Before Obama’s few dozen brave Spartans put their little bootees on the soil of the tiny bit of Syria that the Kurds hold, not far from Qamishli, they should learn a bit about Isis from the work of a Syrian historian. They would find that Abu Bakr al-Baghdadi, the Isis “caliph” is not only a keen football fan but in his youth created a soccer team for mosque regulars and even joked that he was Iraq’s Maradona.

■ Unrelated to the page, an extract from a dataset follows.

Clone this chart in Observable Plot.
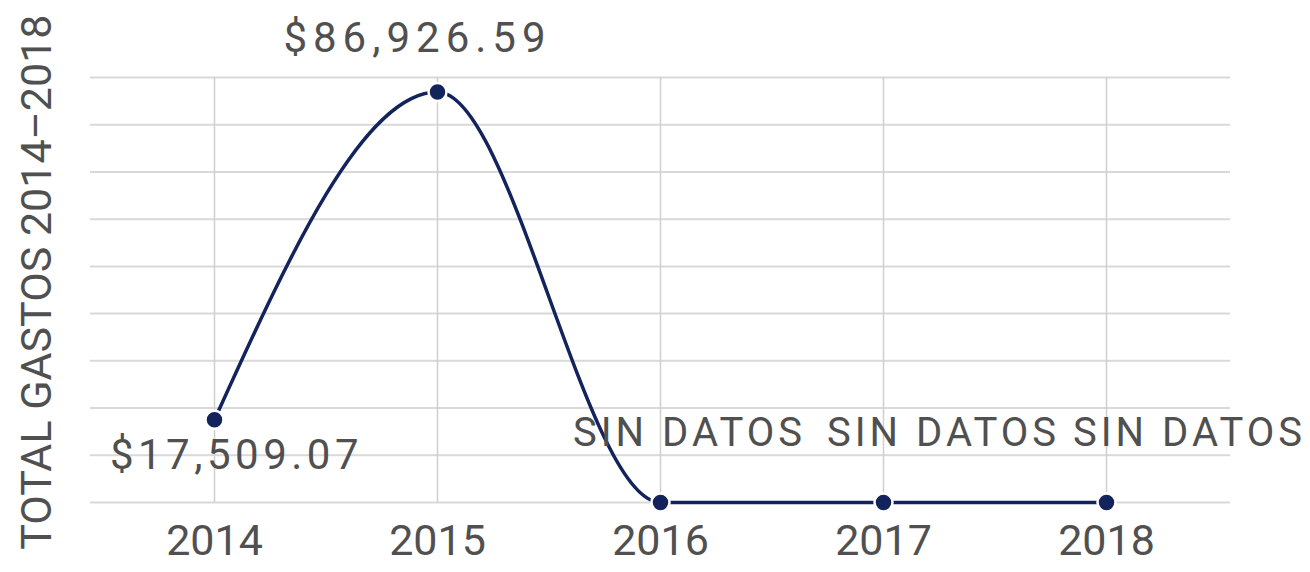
<!DOCTYPE html>
<html>
<head>
<meta charset="utf-8">
<script src="https://cdn.jsdelivr.net/npm/d3@7"></script>
<script src="https://cdn.jsdelivr.net/npm/@observablehq/plot@0.6"></script>
<style>
  html, body { margin: 0; padding: 0; background: #fff; }
  #chart svg { display: block; }
</style>
</head>
<body>
<div id="chart"></div>
<script>
const years = ["2014", "2015", "2016", "2017", "2018"];
const totals = [17509.07, 86926.59, 0, 0, 0];
const labels = ["$17,509.07", "$86,926.59", "SIN DATOS", "SIN DATOS", "SIN DATOS"];
const yTicks = [0, 10000, 20000, 30000, 40000, 50000, 60000, 70000, 80000, 90000];
const yTitle = "TOTAL GASTOS 2014–2018";

const data = years.map((y, i) => ({year: y, total: totals[i], label: labels[i], i}));

const navy = "#13235b";
const textColor = "#505050";
const font = "Roboto, 'Open Sans', sans-serif";

const labelStyle = {fontSize: 42, fill: textColor, fontFamily: font};

const chart = Plot.plot({
  width: 1310,
  height: 572,
  marginTop: 77,
  marginBottom: 70,
  marginLeft: 90,
  marginRight: 80,
  style: {fontFamily: font, background: "#fff", overflow: "visible"},
  x: {type: "point", domain: years, padding: 0.556, label: null},
  y: {domain: [0, 90000], label: null, axis: null},
  marks: [
    Plot.ruleY(yTicks, {stroke: "#d9d9d9", strokeWidth: 2}),
    Plot.ruleX(years, {stroke: "#cfcfcf", strokeWidth: 1.5, y1: 90000, y2: 0}),
    Plot.axisX({tickSize: 0, tickPadding: 22, fontSize: 43, fill: textColor, color: textColor}),
    Plot.line(data, {x: "year", y: "total", stroke: navy, strokeWidth: 3.5, curve: "monotone-x"}),
    Plot.dot(data, {x: "year", y: "total", r: 9, fill: navy, stroke: "#fff", strokeWidth: 2.5}),
    Plot.text(data.filter(d => d.i === 0), {x: "year", y: "total", text: "label", dx: 22, dy: 36, ...labelStyle}),
    Plot.text(data.filter(d => d.i === 1), {x: "year", y: "total", text: "label", dx: -20, dy: -53, ...labelStyle}),
    Plot.text(data.filter(d => d.i === 2), {x: "year", y: "total", text: "label", dx: 29, dy: -69, ...labelStyle, fontSize: 40}),
    Plot.text(data.filter(d => d.i === 3), {x: "year", y: "total", text: "label", dx: 60, dy: -69, ...labelStyle, fontSize: 40}),
    Plot.text(data.filter(d => d.i === 4), {x: "year", y: "total", text: "label", dx: 83, dy: -69, ...labelStyle, fontSize: 40}),
    Plot.text([yTitle], {frameAnchor: "top-left", text: d => d, rotate: -90, textAnchor: "end", lineAnchor: "middle", dx: -53, dy: -63, fontSize: 43, fill: textColor, fontFamily: font})
  ]
});

// letter spacing for labels
chart.querySelectorAll("text").forEach(t => {
  const s = t.textContent;
  if (s === "SIN DATOS") t.setAttribute("letter-spacing", "4");
  else if (s === "$86,926.59") t.setAttribute("letter-spacing", "6");
  else if (s === "$17,509.07") t.setAttribute("letter-spacing", "4.5");
});

document.getElementById("chart").appendChild(chart);
</script>
</body>
</html>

They would discover that he communicates with his officials through mobiles, WhatsApp and Skype SMS, speaks English and demands that all paper intelligence reports be printed on a single piece of A4 – which is pretty much what Churchill demanded of his bureaucrats in the Second Word War – and also demands that citizens work a six-day week. There’s an Isis postal system in his Syrian capital of Raqqa and if you want to write to Baghdadi (original family name Ibrahim Awad Ibrahim al-Badri) you have only to address a letter to: al-Calipha Ibrahim, Raqqa. “Be assured it will arrive safely,” the writer of Under the Black Flag was informed.
He is Sami Moubayed, a historian and former scholar at the Carnegie Center in Beirut and he lives in Damascus. He is a brave man, and knows it.
“This book is very dangerous for me,” he told me. “It could take my life. It’s very different from the kind of history I’ve written about before – it’s about a very different Syria with very different characteristics and it was very painful for me to write… You need to fight the radicals, yes, but bombing these people is not the answer.”
As Moubayed also says in his book, “The pre-Baathist Syria of the 1950s will never return – nor will the Baathist one of 1963-2011… I have no sympathy with Islamists and power-hungry soldiers. What is happening today is a completely new chapter in the history of my country. It is an ugly chapter but one that will last much longer than any of us desire.” A pessimist? Certainly no Baathist. Moubayed should indeed take care.
He’s been to Raqqa, talked to Isis officials, he’s even met their slick media guys, one of whom, Abu al-Nada al-Faraj, a 25-year-old English graduate from Aleppo University who treats Isis as “just another well-paying employer”, translates for Isis’s gruesome magazine, Dabiq. All its staff are European Muslims, Google addicts with a list of critical publications to read. The Independent is among them. But so is the Wall Street Journal, Foreign Policy and the Syrian government news agency SANA.
Raqqa has an efficient tax system and schools have reopened – segregated, with a heavy emphasis on religion – although it’s ironic to learn that exam papers are forwarded across the front lines to the Syrian government ministry of education in Damascus. All-powerful Isis, it seems, is not as all-powerful as it seems.